Though intriguing, this idea is not backed up with direct evidence by Krugman and Wells. It may well be true, but it is also a curious thesis. Here are some of the things we find less than fully clear about this thesis.

First, the distinction between “right” and “left” (or perhaps pro-elite and anti-elite) is not a natural one when it comes to Keynesian economics and policies. Many conservative politicians, and not just Nixon and Reagan, have embraced Keynesian economics. Both Fascist Italy and Nazi Germany were big-time Keynesians. Work creation via government programs was a cornerstone of Nazi economic policy, so much so that an economic history of Nazi Germany by Dan P. Silverman is entitledHitler’s Economy: Nazi Work Creation Program, 1933-1936 — though Adam Tooze, The Wages of Destruction: The Making and Breaking of the Nazi Economy, argues that work creation was only a secondary objective. (See also Peter Gourevitch’s Politics in Hard Times: Comparative Responses to International Economic Crises for a comparative and nuanced picture of how political attitudes and coalitions influenced macroeconomic policies during the crisis of 1873-96, in the aftermath of the Great Depression, and in the 1970s).

Second, the argument that elites are generally opposed to government involvement in the economy reveals the very US-centric focus of Krugman and Wells. Even a perfunctory look at recent or distant history (or at our book!) should have been enough to convince one that in most societies, even in the supposedly laissez-faire 19th century Britain, elites work very hard to make the government intervene in the economy — of course, in a very specific way, to support them. It should thus be no surprise that extractive institutions are rarely built on the foundations of laissez-faire economics..
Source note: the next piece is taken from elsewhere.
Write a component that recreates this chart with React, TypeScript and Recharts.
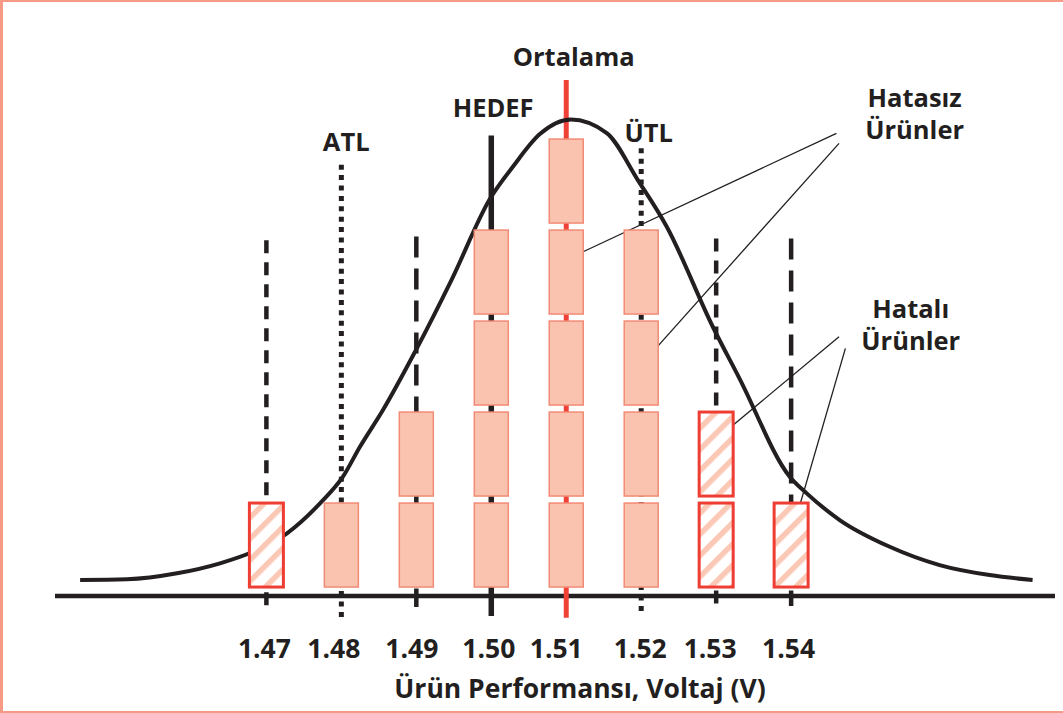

Third, even in the current US context it is not clear why the wealthiest Americans should be opposed to Keynesian policies. After all, wealthy Americans are the owners of the major corporations or at the very least are strongly vested in the US corporate sector, which would also be one of the main beneficiaries of expanded aggregate demand.

Fourth, even if Krugman and Wells’s emphasis is right, we find it hard to place lack of sufficient Keynesian stimulus as one of the most corrosive effects of soaring political inequality and political polarization in the US. What about the failure of our educational institutions; the huge incarceration rate, particularly for African-Americans; erosion of civil liberties; increasingly inefficient subsidies and tax breaks to select corporations and sectors; distortions created by implicit and explicit subsidies to the financial industry? Lack of sufficient Keynesian zeal seems a little less important.

Despite the weaknesses, something worth looking at:

Having said all of that, Krugman and Wells are probably right to some degree. Republicans prevented more aggressive Keynesian measures, and this has likely contributed to the persistence of very high unemployment (though there is no conclusive evidence showing a very large multiplier from government spending, which is something that needs to be factored in). All the same, the reasons for this hostility to Keynesian economics are still mysterious. Perhaps it was just politicking, with small p — a way of frustrating Obama’s economic policies. Perhaps it was based on a “slippery slope argument” — if the government starts being active now, what is there to stop it from becoming even more active in the future? Perhaps and just perhaps, it was for the same reason that some economists had a blanket opposition to Keynesian policies — on “ideological” grounds not clearly based on pure economic interest. Not as big a story, but a possibility.

 Henry Farrell argued in a paper saying there was some acceptance to Keynes in the first  phase of the crisis and then in 2010 it was a complete shift. This was basically because of rise in views of ECB and European econs which resulted in the shift of thinking.
Many interesting research themes emerging..
Addendum:
From Krugman’s article I learnt Keynes General Theory was named as one of the most harmful 10 booksof 19th and 20th century:

The tradition continues through the years. In 2005 the right-wing magazine Human Events listed Keynes’s “General Theory” among the 10 most harmful books of the 19th and 20th centuries, right up there with “Mein Kampf” and “Das Kapital.”

This is amazing. Keynes and Marx books listed with Mein Kempf!